2. Поясню почему — на примере рецензируемой книги. Это, конечно, ни разу не роман. Жанровое обозначение «эссе» слишком аморфно, им у нас обозначаются и заметки путешествующих домохозяек в стиле «как я провела лето», и велеречивые рассуждения «о том, чего не понимаю» (особенно о литературе). Попытки написания «больших эссе» (как раз а-ля Барнс и прочие в его традиции) оборачиваются какой-то хлестаковщиной - «я и остальные великие». Яркий пример — попавшее в шорт-лист «Большой книги» сочинение Алексея Макушинского «Предместья мысли».
3. У Барнса крайне дисциплинированный текст, в котором все рассчитано по дюймам. Есть нерв. Есть лирика. Есть верный расчет. Эпоха дана через биографии ее ярчайших представителей, известных и малоизвестных широкой публике. В том числе и заглавного героя — знаменитого французского врача (по женским болезням преимущественно) и «человека тусовки» Самуэля Поцци. Кто не знает Поцци, почти наверняка видел его портрет в красном, работы знаменитого Джона Сарджента (тоже героя того времени). Много скандальных фактов и о Поцци, и о легендарном "декаденте" графе де Монтескью, и о, например, Оскаре Уайльде. При этом франкофил Барнс больше пишет о французах, чем об англичанах — впрочем, регулярно проводя сравнения двух великих держав того времени по самым разным параметрам.
4. Конечно, здесь полно интереснейшей информации о времени рубежа девятнадцатого-двадцатого. Мы привыкли относиться к нему несколько иронично, считать образцом пошлости, кича (главная ассоциация и олицетворение времени для отечественного читателя - Мопассан). Барнс деликатно спорит с этим, находя и показывая много такого, что и занимательно, и актуально сегодня. Вот ведь я о чем: книга Барнса — это не разлюли-малина обо всем на свете, а особо о себе любимом, нет, это ИССЛЕДОВАНИЕ, имеющее и цели, и задачи.
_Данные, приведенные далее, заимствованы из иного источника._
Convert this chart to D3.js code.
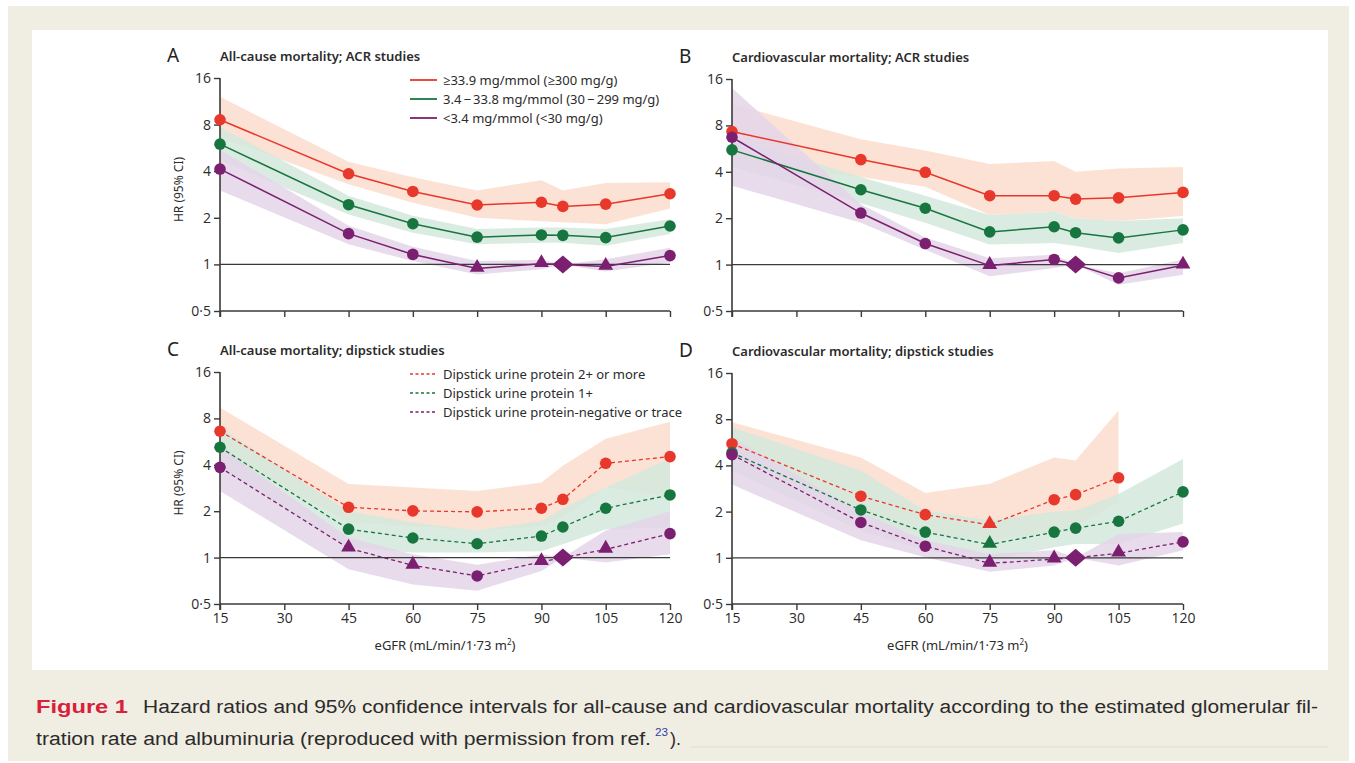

А что они не изложены прямо (хотя отчасти и изложены) — так это еще и лучше в плане привлечения внимания читателей. (Хорошо, что издательство снабдило книгу примечаниями). Ну и конечно, интересной широкому читателю эту книгу делает не только и не столько познавательный элемент, сколько фирменная, джентльменская ирония Барнса, которую не украдешь и не воспитаешь в себе.
5. При мер текста (отмечу хорошую работу переводчика — Е.Петровой). Одна из многих деталей эпохи. «Трудно вообразить Оскара Уайльда на дуэли: он бы, несомненно, назвал дуэль «вульгарным» занятием. Да и Суинберн тоже; и Томас Гарди; даже журналист-агитатор У. Т. Стед сказал бы то же самое. В Англии дуэли вышли из моды еще в тридцатых годах XIX века. А вот во Франции – невзирая на презрительное отношение к ним Мопассана – ничуть не бывало. Складывается такое впечатление, что, будь вы автором веселых рассказов или декадентских стихотворений, вам бы не верилось, что можно обойтись одними лишь словами, что они способны и, более того, должны решать все противоречия. Как заявлял Уистлер, дружба – это только этап на пути к ссоре; тогда язвительный газетный абзац мог быть этапом на пути к загородной встрече с участием квартета из секундантов, стоящего наготове врача и затаившегося где-нибудь под мостом – на самый крайний случай – священника».
РЕЗЮМЕ: Книга Барнса не только не роман, но и вообще не проза в русском понимании. Я бы отнес ее к исторической публицистике. Мне интереснее читать все же барнсовскую прозу, с вымышленными героями и сконструированными ситуациями. Да и то - вершиной для меня все же является необычный для автора роман (ну, не то, чтобы роман…) «История мира в 10 ½ главах». А новую книгу я бы порекомендовал тем, кто ценит старые в том же ключе — например, «Попугая Флобера», который составляет с этим трудом своеобразную дилогию.